▶ Data lines
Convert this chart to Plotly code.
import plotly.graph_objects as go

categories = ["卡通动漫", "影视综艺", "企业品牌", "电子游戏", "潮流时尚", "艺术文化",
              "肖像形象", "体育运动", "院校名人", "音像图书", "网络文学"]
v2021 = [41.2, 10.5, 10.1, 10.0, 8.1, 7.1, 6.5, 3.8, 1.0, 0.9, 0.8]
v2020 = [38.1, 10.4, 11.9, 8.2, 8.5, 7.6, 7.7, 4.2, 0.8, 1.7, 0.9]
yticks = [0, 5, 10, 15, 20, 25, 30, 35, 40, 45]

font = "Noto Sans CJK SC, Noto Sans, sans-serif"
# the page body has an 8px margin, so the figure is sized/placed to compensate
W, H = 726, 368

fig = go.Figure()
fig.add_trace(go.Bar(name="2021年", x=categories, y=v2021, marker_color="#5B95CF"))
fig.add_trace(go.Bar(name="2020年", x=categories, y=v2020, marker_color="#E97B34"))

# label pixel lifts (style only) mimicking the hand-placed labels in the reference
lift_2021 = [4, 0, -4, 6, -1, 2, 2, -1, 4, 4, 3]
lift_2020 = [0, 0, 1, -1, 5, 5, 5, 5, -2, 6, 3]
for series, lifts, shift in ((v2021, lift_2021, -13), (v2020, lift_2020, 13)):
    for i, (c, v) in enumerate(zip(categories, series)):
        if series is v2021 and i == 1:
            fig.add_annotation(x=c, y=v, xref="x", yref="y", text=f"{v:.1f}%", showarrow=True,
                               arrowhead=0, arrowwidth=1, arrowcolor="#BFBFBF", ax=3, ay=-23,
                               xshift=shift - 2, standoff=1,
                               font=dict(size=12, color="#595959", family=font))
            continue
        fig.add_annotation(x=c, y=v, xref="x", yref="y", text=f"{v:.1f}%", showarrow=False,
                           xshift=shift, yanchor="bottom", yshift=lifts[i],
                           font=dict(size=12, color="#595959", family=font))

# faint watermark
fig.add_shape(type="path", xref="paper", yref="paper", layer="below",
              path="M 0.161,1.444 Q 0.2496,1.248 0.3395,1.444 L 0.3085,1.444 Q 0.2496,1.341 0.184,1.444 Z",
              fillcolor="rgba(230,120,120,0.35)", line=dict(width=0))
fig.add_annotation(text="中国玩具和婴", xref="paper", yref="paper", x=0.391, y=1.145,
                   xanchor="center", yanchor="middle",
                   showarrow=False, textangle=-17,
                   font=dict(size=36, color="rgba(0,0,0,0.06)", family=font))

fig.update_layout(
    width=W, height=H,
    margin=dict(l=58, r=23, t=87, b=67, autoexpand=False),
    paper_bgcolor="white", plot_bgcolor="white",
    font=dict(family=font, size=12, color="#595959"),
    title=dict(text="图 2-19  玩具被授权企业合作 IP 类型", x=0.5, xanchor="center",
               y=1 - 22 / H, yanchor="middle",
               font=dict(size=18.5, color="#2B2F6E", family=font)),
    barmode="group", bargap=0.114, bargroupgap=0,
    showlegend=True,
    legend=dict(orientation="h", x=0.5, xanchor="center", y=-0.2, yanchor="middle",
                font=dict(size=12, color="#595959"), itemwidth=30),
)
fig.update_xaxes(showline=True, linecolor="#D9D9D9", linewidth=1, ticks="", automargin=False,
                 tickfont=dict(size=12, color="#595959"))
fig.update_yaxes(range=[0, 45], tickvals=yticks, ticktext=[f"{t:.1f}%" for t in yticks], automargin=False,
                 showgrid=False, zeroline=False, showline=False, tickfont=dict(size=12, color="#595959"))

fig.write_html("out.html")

▶ Written task
Without changing anything, quote the lines from the top of the data to the line that contains "35, 40, 45]", including that line.

▶ Written answer
Convert this chart to Plotly code.
import plotly.graph_objects as go

categories = ["卡通动漫", "影视综艺", "企业品牌", "电子游戏", "潮流时尚", "艺术文化",
              "肖像形象", "体育运动", "院校名人", "音像图书", "网络文学"]
v2021 = [41.2, 10.5, 10.1, 10.0, 8.1, 7.1, 6.5, 3.8, 1.0, 0.9, 0.8]
v2020 = [38.1, 10.4, 11.9, 8.2, 8.5, 7.6, 7.7, 4.2, 0.8, 1.7, 0.9]
yticks = [0, 5, 10, 15, 20, 25, 30, 35, 40, 45]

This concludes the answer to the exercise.